The centrepiece is Have I Ever Truly Been Here, a widescreen, heartstring-shredding torch song about the breakdown of a relationship. Backed by an acoustic guitar and gentle pulsing buzz of electronics, its stark majesty could break open the stoniest of hearts as Makrigiannis sings “we have got nothing to celebrate… I just wanted you to know I could never let it go.” What we have here is bombastic cinematic Scando-pop that doesn’t shirk when it comes to baring its heart. Listening to the songs on this album creates a feeling of lapsed time, the stillness of each song meaning you’re not aware of movement until you’re suddenly there, right in the heart of the song.

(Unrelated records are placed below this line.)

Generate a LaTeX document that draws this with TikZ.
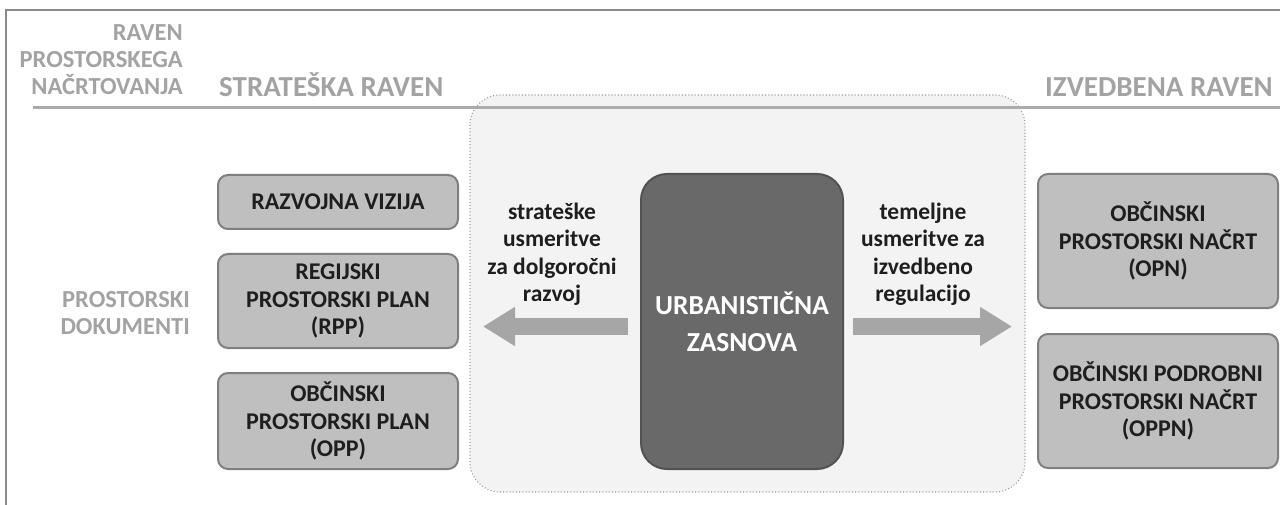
\documentclass[tikz,border=0pt]{standalone}
\usepackage{fontspec}
\setmainfont{Carlito}
\usetikzlibrary{arrows.meta}
\definecolor{headgray}{HTML}{A3A3A3}
\definecolor{linegray}{HTML}{ABABAB}
\definecolor{framegray}{HTML}{8A8A8A}
\definecolor{lightfill}{HTML}{BFBFBF}
\definecolor{lightdraw}{HTML}{7F7F7F}
\definecolor{darkfill}{HTML}{696969}
\definecolor{darkdraw}{HTML}{525252}
\definecolor{regionfill}{HTML}{F3F3F3}
\definecolor{regiondraw}{HTML}{9A9A9A}
\definecolor{arrowgray}{HTML}{A6A6A6}
\definecolor{textblack}{HTML}{1E1E1E}
\begin{document}
\begin{tikzpicture}[x=1pt,y=-1pt,
  headtext/.style={text=headgray, font=\bfseries\fontsize{29}{35}\selectfont, inner sep=0pt},
  sidelabel/.style={text=headgray, font=\bfseries\fontsize{24.5}{28}\selectfont, inner sep=0pt},
  lbox/.style={draw=lightdraw, fill=lightfill, line width=2pt, rounded corners=10pt,
    text=textblack, font=\bfseries\fontsize{24}{27.5}\selectfont, align=center,
    inner sep=0pt, anchor=north west, minimum width=240pt},
  dbox/.style={draw=darkdraw, fill=darkfill, line width=2pt, rounded corners=26pt,
    text=white, font=\bfseries\fontsize{27.5}{37}\selectfont, align=center,
    inner sep=0pt, anchor=north west, minimum width=202pt, minimum height=295pt},
  midtext/.style={text=textblack, font=\bfseries\fontsize{23.5}{27}\selectfont, align=center, inner sep=0pt},
  bigarrow/.style={draw=arrowgray, line width=17pt, -{Triangle[length=32pt,width=37pt]}}
]
\useasboundingbox (0,0) rectangle (1280,505);
\fill[white] (0,0) rectangle (1280,505);
% frame
\draw[framegray, line width=1.5pt] (1280,10) -- (6,10) -- (6,505);
% dotted region
\draw[draw=regiondraw, fill=regionfill, line width=1.1pt, dash pattern=on 1pt off 2.2pt,
  rounded corners=30pt] (470,95) rectangle (1025,492);
% heading line
\draw[linegray, line width=3pt] (33,108) -- (1280,108);
% left labels
\node[sidelabel, anchor=base east] (r1) at (183,41) {RAVEN};
\node[sidelabel, anchor=base east] (r2) at (183,68) {PROSTORSKEGA};
\node[sidelabel, anchor=base east] (r3) at (183,95) {NAČRTOVANJA};
\node[headtext, anchor=base west] (strat) at (219,97) {STRATEŠKA RAVEN};
\node[headtext, anchor=base east] (izv) at (1273,97) {IZVEDBENA RAVEN};
\node[sidelabel, anchor=base east] (pd1) at (190,307) {PROSTORSKI};
\node[sidelabel, anchor=base east] (pd2) at (190,334) {DOKUMENTI};
% left boxes
\node[lbox, minimum height=54pt] (rv) at (217,174) {RAZVOJNA VIZIJA};
\node[lbox, minimum height=94pt] (rpp) at (217,253) {REGIJSKI\\PROSTORSKI PLAN\\(RPP)};
\node[lbox, minimum height=96pt] (opp) at (217,372) {OBČINSKI\\PROSTORSKI PLAN\\(OPP)};
% right boxes
\node[lbox, minimum height=134pt] (opn) at (1037,173) {OBČINSKI\\PROSTORSKI NAČRT\\(OPN)};
\node[lbox, minimum height=134pt] (oppn) at (1037,333) {OBČINSKI PODROBNI\\PROSTORSKI NAČRT\\(OPPN)};
% central box
\node[dbox] (uz) at (640,173) {URBANISTIČNA\\ZASNOVA};
% middle texts
\node[midtext, anchor=base] (st1) at (552,220) {strateške};
\node[midtext, anchor=base] (st2) at (552,247) {usmeritve};
\node[midtext, anchor=base] (st3) at (552,274) {za dolgoročni};
\node[midtext, anchor=base] (st4) at (552,301) {razvoj};
\node[midtext, anchor=base] (te1) at (923,220) {temeljne};
\node[midtext, anchor=base] (te2) at (923,247) {usmeritve za};
\node[midtext, anchor=base] (te3) at (923,274) {izvedbeno};
\node[midtext, anchor=base] (te4) at (923,301) {regulacijo};
% arrows
\coordinate (la) at (628,326.5);
\coordinate (lt) at (483,326.5);
\coordinate (ra) at (853,326.5);
\coordinate (rt) at (1012,326.5);
\draw[bigarrow] (la) -- (lt);
\draw[bigarrow] (ra) -- (rt);
\end{tikzpicture}
\end{document}
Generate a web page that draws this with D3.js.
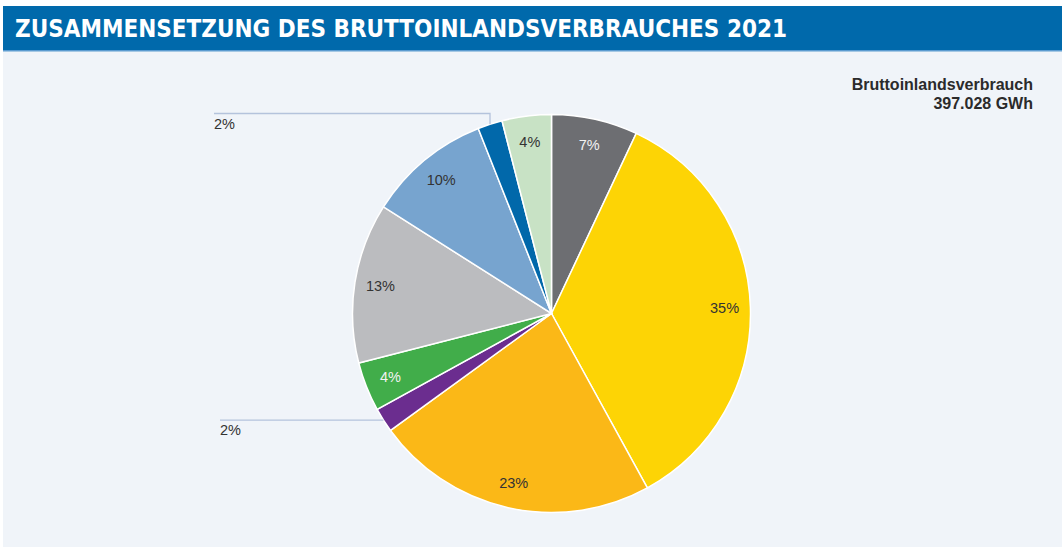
<!DOCTYPE html>
<html>
<head>
<meta charset="utf-8">
<script src="https://cdn.jsdelivr.net/npm/d3@7"></script>
<style>
	body { margin: 0; background: #ffffff; }
	svg { display: block; font-family: "Liberation Sans", Arial, sans-serif; }
</style>
</head>
<body>
<div id="chart"></div>
<script>
// anteile in prozent, im uhrzeigersinn ab 12 uhr
var shares = [7, 35, 23, 2, 4, 13, 10, 2, 4];
var sliceColors = ['#6d6e72', '#fdd405', '#fbb817', '#6b2d8f', '#41ad4a', '#bbbcbf', '#77a4cf', '#0168aa', '#c8e2c5'];
var labelColors = ['#f2f2f2', '#333333', '#333333', '#333333', '#f2f2f2', '#333333', '#333333', '#333333', '#333333'];
var titleText = 'ZUSAMMENSETZUNG DES BRUTTOINLANDSVERBRAUCHES 2021';
var totalLines = ['Bruttoinlandsverbrauch', '397.028 GWh'];

var width = 1064, height = 547;
var cx = 551.5, cy = 313.5, radius = 199;

var svg = d3.select('#chart').append('svg')
	.attr('width', width).attr('height', height);

// titelbalken + hintergrund
svg.append('rect').attr('x', 3).attr('y', 51).attr('width', 1059).attr('height', 496)
	.attr('fill', '#f0f4f9');
svg.append('rect').attr('x', 3).attr('y', 6).attr('width', 1059).attr('height', 45)
	.attr('fill', '#0069ab');
svg.append('rect').attr('x', 3).attr('y', 50).attr('width', 1059).attr('height', 1.5)
	.attr('fill', '#5b9bd0');
svg.append('text')
	.attr('x', 15).attr('y', 37)
	.attr('textLength', 772).attr('lengthAdjust', 'spacingAndGlyphs')
	.style('font-family', '"Liberation Sans Narrow", "DejaVu Sans Condensed", "Liberation Sans", sans-serif')
	.style('font-weight', 'bold').style('font-size', '24px')
	.attr('fill', '#ffffff')
	.text(titleText);

// summe oben rechts
svg.selectAll('.total').data(totalLines).enter().append('text')
	.attr('class', 'total')
	.attr('x', 1033)
	.attr('y', function(d, i) { return 90 + i * 19; })
	.attr('text-anchor', 'end')
	.style('font-size', '16px').style('font-weight', 'bold')
	.attr('fill', '#2b2b2b')
	.text(function(d) { return d; });

var pie = d3.pie().sort(null).value(function(d) { return d; });
var arcs = pie(shares);
var arc = d3.arc().innerRadius(0).outerRadius(radius);
var labelArc = d3.arc().innerRadius(radius * 0.87).outerRadius(radius * 0.87);
var edgeArc = d3.arc().innerRadius(radius).outerRadius(radius);

var g = svg.append('g').attr('transform', 'translate(' + cx + ',' + cy + ')');

g.selectAll('path.slice').data(arcs).enter().append('path')
	.attr('class', 'slice')
	.attr('d', arc)
	.attr('fill', function(d, i) { return sliceColors[i]; })
	.attr('stroke', '#ffffff').attr('stroke-width', 1.5);

// innere beschriftungen
g.selectAll('text.inner').data(arcs.filter(function(d) { return d.data >= 3; })).enter()
	.append('text')
	.attr('class', 'inner')
	.attr('transform', function(d) { return 'translate(' + labelArc.centroid(d) + ')'; })
	.attr('text-anchor', 'middle').attr('dy', '0.35em')
	.style('font-size', '14.5px')
	.attr('fill', function(d) { return labelColors[d.index]; })
	.text(function(d) { return d.data + '%'; });

// kleine segmente mit fuehrungslinien
var small = arcs.filter(function(d) { return d.data < 3; });
small.forEach(function(d) {
	var p = edgeArc.centroid(d);
	var pts, tx, ty;
	if (p[1] < 0) {
		var topY = -radius - 1;
		pts = [[p[0], p[1]], [p[0], topY], [214 - cx, topY]];
		tx = 214 - cx; ty = topY + 15;
	} else {
		pts = [[p[0], p[1]], [220 - cx, p[1]]];
		tx = 220 - cx; ty = p[1] + 15;
	}
	g.append('path')
		.attr('d', d3.line()(pts))
		.attr('fill', 'none').attr('stroke', '#b4c3dc').attr('stroke-width', 1.3);
	g.append('text')
		.attr('x', tx).attr('y', ty)
		.style('font-size', '14.5px').attr('fill', '#333333')
		.text(d.data + '%');
});
</script>
</body>
</html>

Opener The Third Time starts off like the Fleet Foxes if they lived on the moon and not in Seattle, with Makrigiannis beaming down his orchestral pop as the grand oriental brass hits. Six minutes of twinkling piano, superb atmospherics and plaintive vocals later and you have the scene set for the rest of the album. Patricia’s Thirst is white boy funk, with music from ’80s David Bowie and vocals from ’80s George Michael (and that’s meant as a compliment). The shuffling motorik beat of Paralyze is one of the best things here. Lasting for 10 minutes it features two acoustic interludes, taking off and descending, sweeping you along with its insistent krautrock rhythm and yearning, emotional undertow.

Nye Nummer Et’s warm melodies and the ticks and whirs of strings underpin a song that still echoes with loneliness and melancholy. “I would rather be alone, there’s no change in my heart” is a touching and heartbreaking line. Elsewhere, unfortunately Paint New Horrors is a glorious ’80s chorus looking for the rest of a song. Sedated and The Wind Is Blowing Needles suffer similar fates – not doing enough to register attention as they breeze past.

The album ends on a high though, with the gurgling, burping sadness of the title track. Subdued, delicate and strikingly affecting, its piano shimmers and rises, before the spaceship comes crashing down. The dramatic chords signal the end and the Choir Of Young Believers hurtle back to earth. This is an album rich in ideas, heavy on emotion. It feels like the soundtrack to an intimate film, sounds gently lapping around you until you’re swallowed up by them. While this stillness can sometimes make it feel like there’s not much happening, the subtly shifting effect of this record will linger long after it’s at an end.